Two of the biggest banks in the U.S. say they earned billions of dollars in profits in 2011.
Citigroup, the country’s third largest bank by assets, said Tuesday that it earned more than $11 billion last year, up more than 6 percent from 2010. But the New York-based international banking conglomerate reported that its profits fell 11 percent in the last three months of 2011 to $1.1 billion compared to the year before because of a drop in investment trading revenue.
Wells Fargo, the fourth largest U.S. bank, said it earned nearly $16 billion last year, up 28 percent from 2010. It reported a 20 percent jump in fourth quarter earnings to more than $4.1 billion.
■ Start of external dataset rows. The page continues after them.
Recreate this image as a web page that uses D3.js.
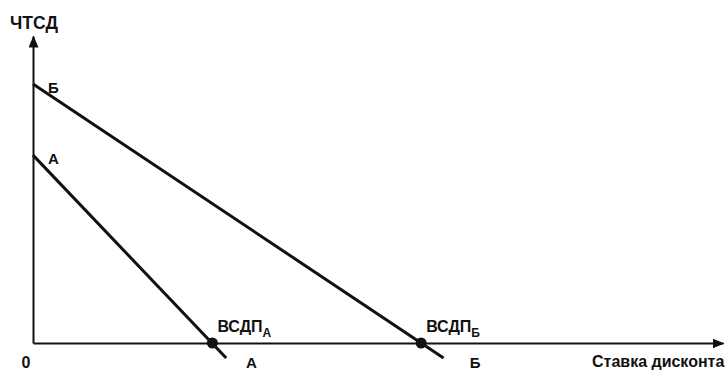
<!DOCTYPE html>
<html>
<head>
<meta charset="utf-8">
<script src="https://cdn.jsdelivr.net/npm/d3@7"></script>
<style>
    html, body { margin: 0; padding: 0; background: #fff; }
    svg { display: block; }
    text { font-family: "Liberation Sans", Arial, sans-serif; fill: #111; }
</style>
</head>
<body>
<svg class="npv-chart" width="728" height="371"></svg>
<script>
// projects and read-off values (rate in %, NPV in relative units)
const projects = ["А", "Б"];
const npvAtZero = [61.2, 84.4];
const irr = [10.4, 22.5];
const endRate = [11.2, 23.8];
const npvAtEnd = [-4.9, -4.9];

const yTitle = "ЧТСД";
const xTitle = "Ставка дисконта";
const irrLabel = "ВСДП";
const originLabel = "0";

const width = 728, height = 371;
const svg = d3.select('.npv-chart');

const x = d3.scaleLinear().domain([0, 40]).range([33, 723]);
const y = d3.scaleLinear().domain([0, 100]).range([343, 36]);

svg.append("defs").append("marker")
    .attr("id", "arrow")
    .attr("viewBox", "0 -5 12 10")
    .attr("refX", 11)
    .attr("refY", 0)
    .attr("markerWidth", 12)
    .attr("markerHeight", 10)
    .attr("markerUnits", "userSpaceOnUse")
    .attr("orient", "auto")
    .append("path")
    .attr("fill", "#111")
    .attr("d", "M0,-5L12,0L0,5Z");

// axes: only the domain lines, no ticks
const xAxis = svg.append("g")
    .attr("transform", `translate(0,${y(0)})`)
    .call(d3.axisBottom(x).tickValues([]).tickSizeOuter(0));
const yAxis = svg.append("g")
    .attr("transform", `translate(${x(0)},0)`)
    .call(d3.axisLeft(y).tickValues([]).tickSizeOuter(0));

for (const g of [xAxis, yAxis]) {
    g.select(".domain")
        .attr("stroke", "#111")
        .attr("stroke-width", 2)
        .attr("marker-end", "url(#arrow)");
}

const rows = projects.map((name, i) => ({
    name: name,
    npv0: npvAtZero[i],
    irr: irr[i],
    endRate: endRate[i],
    npvEnd: npvAtEnd[i]
}));

// NPV lines
svg.append("g").selectAll("line")
    .data(rows)
    .join("line")
    .attr("x1", d => x(0))
    .attr("y1", d => y(d.npv0))
    .attr("x2", d => x(d.endRate))
    .attr("y2", d => y(d.npvEnd))
    .attr("stroke", "#111")
    .attr("stroke-width", 3);

// IRR dots
svg.append("g").selectAll("circle")
    .data(rows)
    .join("circle")
    .attr("cx", d => x(d.irr))
    .attr("cy", y(0))
    .attr("r", 5.5)
    .attr("fill", "#111");

const fontSize = 16;

// names at the start of each line
svg.append("g").selectAll("text")
    .data(rows)
    .join("text")
    .attr("x", d => x(0) + 15)
    .attr("y", d => y(d.npv0) + 9)
    .attr("font-size", 15)
    .attr("font-weight", "bold")
    .text(d => d.name);

// ВСДП labels
const irrLabels = svg.append("g").selectAll("text")
    .data(rows)
    .join("text")
    .attr("x", d => x(d.irr) + 5)
    .attr("y", y(0) - 11)
    .attr("font-size", fontSize)
    .attr("font-weight", "bold");
irrLabels.append("tspan").text(irrLabel);
irrLabels.append("tspan")
    .attr("font-size", 12)
    .attr("dy", 5)
    .text(d => d.name);

// names under the line ends
const endOffsets = [39, 54];
svg.append("g").selectAll("text")
    .data(rows)
    .join("text")
    .attr("x", (d, i) => x(d.irr) + endOffsets[i])
    .attr("y", 368)
    .attr("font-size", 15)
    .attr("font-weight", "bold")
    .attr("text-anchor", "middle")
    .text(d => d.name);

svg.append("text")
    .attr("x", 10)
    .attr("y", 29)
    .attr("font-size", 17.5)
    .attr("font-weight", "bold")
    .text(yTitle);

svg.append("text")
    .attr("x", 26)
    .attr("y", 368)
    .attr("font-size", fontSize)
    .attr("font-weight", "bold")
    .attr("text-anchor", "middle")
    .text(originLabel);

svg.append("text")
    .attr("x", 592)
    .attr("y", 367)
    .attr("font-size", fontSize)
    .attr("font-weight", "bold")
    .text(xTitle);
</script>
</body>
</html>
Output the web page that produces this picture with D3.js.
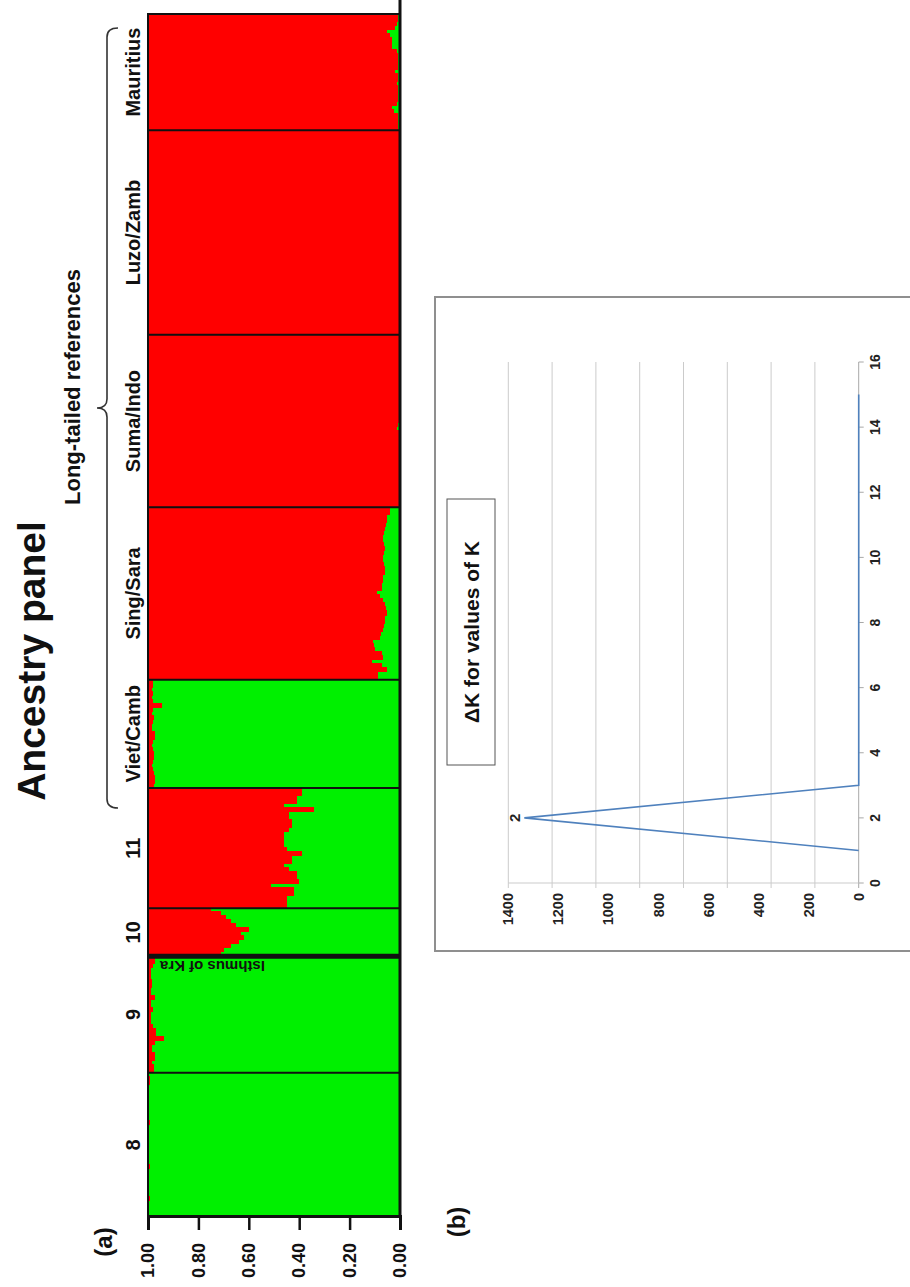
<!DOCTYPE html>
<html>
<head>
<meta charset="utf-8">
<script src="https://cdn.jsdelivr.net/npm/d3@7"></script>
<style>
  body { margin: 0; background: #fff; }
  svg { display: block; }
  text { font-family: "Liberation Sans", Arial, Helvetica, sans-serif; }
</style>
</head>
<body>
<svg id="fig" width="910" height="1287"></svg>
<script>
// ---------------------------------------------------------------
// (a) STRUCTURE, K = 2: share of each individual assigned to the
//     red cluster (the rest belongs to the green cluster)
// ---------------------------------------------------------------
const populations = ["8", "9", "10", "11", "Viet/Camb", "Sing/Sara", "Suma/Indo", "Luzo/Zamb", "Mauritius"];

const pop8 = [0.004,0.005,0.004,0.003,0.006,0.004,0.004,0.005,0.003,0.004,
  0.005,0.004,0.006,0.004,0.003,0.004,0.005,0.004,0.004,0.003,
  0.005,0.004,0.004,0.006,0.004,0.003,0.004,0.005,0.004,0.004,
  0.003,0.005,0.004,0.006,0.008,0.005];
const pop9 = [0.024,0.024,0.015,0.028,0.028,0.015,0.015,0.028,0.065,0.032,
  0.032,0.021,0.011,0.011,0.011,0.019,0.011,0.011,0.028,0.011,
  0.011,0.015,0.015,0.011,0.011,0.011,0.019,0.028,0.028];
const pop10 = [0.29,0.30,0.33,0.36,0.38,0.37,0.40,0.35,0.33,0.31,0.29,0.25];
const pop11 = [0.55,0.55,0.55,0.58,0.58,0.49,0.60,0.59,0.59,0.56,
  0.54,0.57,0.57,0.61,0.55,0.54,0.54,0.54,0.54,0.56,
  0.57,0.57,0.56,0.56,0.66,0.54,0.59,0.59,0.61,0.61];
const vietCamb = [0.024,0.028,0.028,0.024,0.019,0.015,0.019,0.024,0.024,0.019,
  0.015,0.019,0.028,0.028,0.015,0.015,0.019,0.024,0.015,0.019,
  0.054,0.019,0.015,0.019,0.015,0.019,0.019];
const singSara = [0.914,0.914,0.947,0.927,0.888,0.934,0.930,0.901,0.897,0.894,
  0.921,0.925,0.934,0.937,0.940,0.940,0.947,0.945,0.940,0.934,
  0.920,0.907,0.927,0.930,0.934,0.934,0.940,0.940,0.937,0.934,
  0.934,0.937,0.940,0.937,0.934,0.934,0.937,0.940,0.945,0.950,
  0.950,0.960,0.960];
const sumaIndo = [0.997,0.998,0.997,0.996,0.998,0.997,0.997,0.998,0.996,0.997,
  0.998,0.997,0.997,0.996,0.998,0.997,0.997,0.998,0.995,0.988,
  0.993,0.997,0.998,0.997,0.996,0.997,0.998,0.997,0.997,0.996,
  0.998,0.997,0.997,0.998,0.997,0.996,0.997,0.998,0.997,0.997,
  0.996,0.998,0.997];
const luzoZamb = [0.998,0.998,0.997,0.998,0.999,0.998,0.998,0.997,0.998,0.998,
  0.999,0.998,0.998,0.997,0.998,0.998,0.999,0.998,0.998,0.997,
  0.998,0.998,0.999,0.998,0.998,0.997,0.998,0.998,0.999,0.998,
  0.998,0.997,0.998,0.998,0.999,0.998,0.998,0.997,0.998,0.998,
  0.999,0.998,0.998,0.997,0.998,0.998,0.999,0.998,0.998,0.997,
  0.998];
const mauritius = [0.992,0.992,0.992,0.992,0.975,0.967,0.988,0.992,0.992,0.992,
  0.992,0.988,0.992,0.992,0.980,0.992,0.992,0.992,0.992,0.988,
  0.970,0.970,0.967,0.960,0.947,0.980,0.988,0.992,0.992];

const redShare = [pop8, pop9, pop10, pop11, vietCamb, singSara, sumaIndo, luzoZamb, mauritius];
const ancestryTicks = [0, 0.2, 0.4, 0.6, 0.8, 1.0];

// ---------------------------------------------------------------
// (b) Evanno delta K for each K
// ---------------------------------------------------------------
const kValues = [1, 2, 3, 4, 5, 6, 7, 8, 9, 10, 11, 12, 13, 14, 15];
const deltaK  = [0, 1336, 0, 0, 0, 0, 0, 0, 0, 0, 0, 0, 0, 0, 0];
const kTicks = [0, 2, 4, 6, 8, 10, 12, 14, 16];
const deltaKTicks = [0, 200, 400, 600, 800, 1000, 1200, 1400];
const deltaKGrid = [0, 175, 350, 525, 700, 875, 1050, 1225, 1400];

// ---------------------------------------------------------------
// The figure is laid out landscape (1287 x 910) and turned a
// quarter turn counter-clockwise onto the portrait page.
// ---------------------------------------------------------------
const PAGE_H = 1287;
const RED = "#ff0000", GREEN = "#00f000";
const svg = d3.select("#fig");
const fig = svg.append("g").attr("transform", `translate(0,${PAGE_H}) rotate(-90)`);

// ===================== panel (a) ===============================
const individuals = [];
redShare.forEach((arr, p) => arr.forEach((v, i) => individuals.push({ pop: p, id: p + "-" + i, red: v })));

const xA = d3.scaleBand().domain(individuals.map(d => d.id)).range([70, 1273]).padding(0);
const yA = d3.scaleLinear().domain([0, 1]).range([400, 148]);

const bars = fig.append("g").attr("shape-rendering", "crispEdges");
bars.selectAll("rect.green").data(individuals).join("rect")
  .attr("class", "green")
  .attr("x", d => xA(d.id)).attr("width", xA.bandwidth() + 1)
  .attr("y", d => yA(1 - d.red)).attr("height", d => yA(0) - yA(1 - d.red))
  .attr("fill", GREEN);
bars.selectAll("rect.red").data(individuals).join("rect")
  .attr("class", "red")
  .attr("x", d => xA(d.id)).attr("width", xA.bandwidth() + 1)
  .attr("y", yA(1)).attr("height", d => yA(1 - d.red) - yA(1))
  .attr("fill", RED);

// population boundaries
const groupStart = populations.map((p, k) => xA(k + "-0"));
const groupEnd = populations.map((p, k) => xA(k + "-" + (redShare[k].length - 1)) + xA.bandwidth());
fig.append("g").selectAll("line").data(groupStart.slice(1)).join("line")
  .attr("x1", d => d).attr("x2", d => d)
  .attr("y1", yA(1)).attr("y2", yA(0))
  .attr("stroke", "#111")
  .attr("stroke-width", (d, i) => i === 1 ? 5 : 2);

// frame
fig.append("rect")
  .attr("x", 70).attr("y", yA(1)).attr("width", 1273 - 70).attr("height", yA(0) - yA(1))
  .attr("fill", "none").attr("stroke", "#111").attr("stroke-width", 2);
fig.append("line")
  .attr("x1", 70).attr("x2", 1290).attr("y1", yA(0)).attr("y2", yA(0))
  .attr("stroke", "#111").attr("stroke-width", 3);

// ancestry axis
const axA = fig.append("g").attr("transform", "translate(70,0)")
  .call(d3.axisLeft(yA).tickValues(ancestryTicks).tickFormat(d3.format(".2f")).tickSize(13).tickPadding(13));
axA.select(".domain").attr("stroke", "#111").attr("stroke-width", 3);
axA.selectAll(".tick line").attr("stroke", "#111").attr("stroke-width", 2.5);
axA.selectAll(".tick text").attr("font-size", 18).attr("font-weight", "bold").attr("fill", "#111");

// population labels
fig.append("g").selectAll("text").data(populations).join("text")
  .attr("x", (d, k) => (groupStart[k] + groupEnd[k]) / 2)
  .attr("y", 140)
  .attr("text-anchor", "middle")
  .attr("font-size", 20).attr("font-weight", "bold").attr("fill", "#111")
  .text(d => d);

// Isthmus of Kra marker along the 9 | 10 boundary
fig.append("text")
  .attr("transform", `translate(${groupStart[2] - 5},265) rotate(-90)`)
  .attr("font-size", 15).attr("font-weight", "bold").attr("fill", "#111")
  .text("Isthmus of Kra");

// brace over the long-tailed reference populations
const bx0 = groupStart[4] - 20, bx1 = groupEnd[8] - 14;
const bm = 879, bLine = 107, bEnd = 118, bTip = 97;
const brace = d3.path();
brace.moveTo(bx0, bEnd);
brace.quadraticCurveTo(bx0, bLine, bx0 + 9, bLine);
brace.lineTo(bm - 9, bLine);
brace.quadraticCurveTo(bm, bLine, bm, bTip);
brace.quadraticCurveTo(bm, bLine, bm + 9, bLine);
brace.lineTo(bx1 - 9, bLine);
brace.quadraticCurveTo(bx1, bLine, bx1, bEnd);
fig.append("path").attr("d", brace.toString())
  .attr("fill", "none").attr("stroke", "#333").attr("stroke-width", 1.6);

fig.append("text")
  .attr("x", 900).attr("y", 80).attr("text-anchor", "middle")
  .attr("font-size", 22).attr("font-weight", "bold").attr("fill", "#111")
  .text("Long-tailed references");

fig.append("text")
  .attr("x", 626).attr("y", 45).attr("text-anchor", "middle")
  .attr("font-size", 39).attr("font-weight", "bold").attr("fill", "#111")
  .text("Ancestry panel");

fig.append("text")
  .attr("x", 45).attr("y", 112).attr("text-anchor", "middle")
  .attr("font-size", 24).attr("font-weight", "bold").attr("fill", "#111")
  .text("(a)");

// ===================== panel (b) ===============================
fig.append("text")
  .attr("x", 65).attr("y", 465).attr("text-anchor", "middle")
  .attr("font-size", 24).attr("font-weight", "bold").attr("fill", "#111")
  .text("(b)");

fig.append("rect")
  .attr("x", 336).attr("y", 435).attr("width", 990 - 336).attr("height", 520)
  .attr("fill", "none").attr("stroke", "#8f8f8f").attr("stroke-width", 2);

const xK = d3.scaleLinear().domain([0, 16]).range([404, 925]);
const yD = d3.scaleLinear().domain([0, 1400]).range([858.7, 508.3]);

// gridlines and their short ticks
const grid = fig.append("g");
grid.selectAll("line.g").data(deltaKGrid).join("line")
  .attr("class", "g")
  .attr("x1", xK(0) - 5).attr("x2", xK(16))
  .attr("y1", d => yD(d)).attr("y2", d => yD(d))
  .attr("stroke", d => d === 0 ? "#a8a8a8" : "#cbcbcb").attr("stroke-width", 1);
grid.append("line")
  .attr("x1", xK(0)).attr("x2", xK(0)).attr("y1", yD(0)).attr("y2", yD(1400))
  .attr("stroke", "#cbcbcb").attr("stroke-width", 1);
grid.selectAll("line.k").data(kTicks).join("line")
  .attr("class", "k")
  .attr("x1", d => xK(d)).attr("x2", d => xK(d))
  .attr("y1", yD(0)).attr("y2", yD(0) + 5)
  .attr("stroke", "#a8a8a8").attr("stroke-width", 1);

// axis labels
fig.append("g").selectAll("text").data(kTicks).join("text")
  .attr("x", d => xK(d)).attr("y", 880).attr("text-anchor", "middle")
  .attr("font-size", 14).attr("font-weight", "bold").attr("fill", "#222")
  .text(d => d);
fig.append("g").selectAll("text").data(deltaKTicks).join("text")
  .attr("x", 394).attr("y", d => yD(d)).attr("dy", "0.35em").attr("text-anchor", "end")
  .attr("font-size", 14.5).attr("font-weight", "bold").attr("fill", "#222")
  .text(d => d);

// delta K line
const kPoints = kValues.map((k, i) => ({ k, v: deltaK[i] }));
fig.append("path").datum(kPoints)
  .attr("d", d3.line().x(d => xK(d.k)).y(d => yD(d.v)))
  .attr("fill", "none").attr("stroke", "#4f81bd").attr("stroke-width", 1.6);

// label on the peak
const peak = kPoints.reduce((a, b) => (b.v > a.v ? b : a));
fig.append("text")
  .attr("x", xK(peak.k)).attr("y", yD(peak.v) - 4).attr("text-anchor", "middle")
  .attr("font-size", 15).attr("font-weight", "bold").attr("fill", "#222")
  .text(peak.k);

// chart title box
fig.append("rect")
  .attr("x", 522).attr("y", 447).attr("width", 788 - 522).attr("height", 48)
  .attr("fill", "#fff").attr("stroke", "#555").attr("stroke-width", 1);
fig.append("text")
  .attr("x", 655).attr("y", 479).attr("text-anchor", "middle")
  .attr("font-size", 21).attr("font-weight", "bold").attr("fill", "#111")
  .text("ΔK for values of K");
</script>
</body>
</html>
Major U.S. banks have regained profitability in the aftermath of the country’s 2007 to 2009 recession, even as 414 financial institutions failed since 2008 and shut down or were sold to healthy companies.
But the difficulties from the sharpest economic downturn in the the U.S. in seven decades and new global concerns have continued to hurt the financial performance of even successful institutions like Citigroup and Wells Fargo.
Citigroup’s stock value has declined 23 percent in the last six months as investors have worried whether the $33 billion the bank has loaned to debt-ridden European countries and businesses will be repaid. Wells Fargo said that its prospects for collecting loan payments are improving, but at the end of 2011 still listed more than $25 billion in loans as likely uncollectible.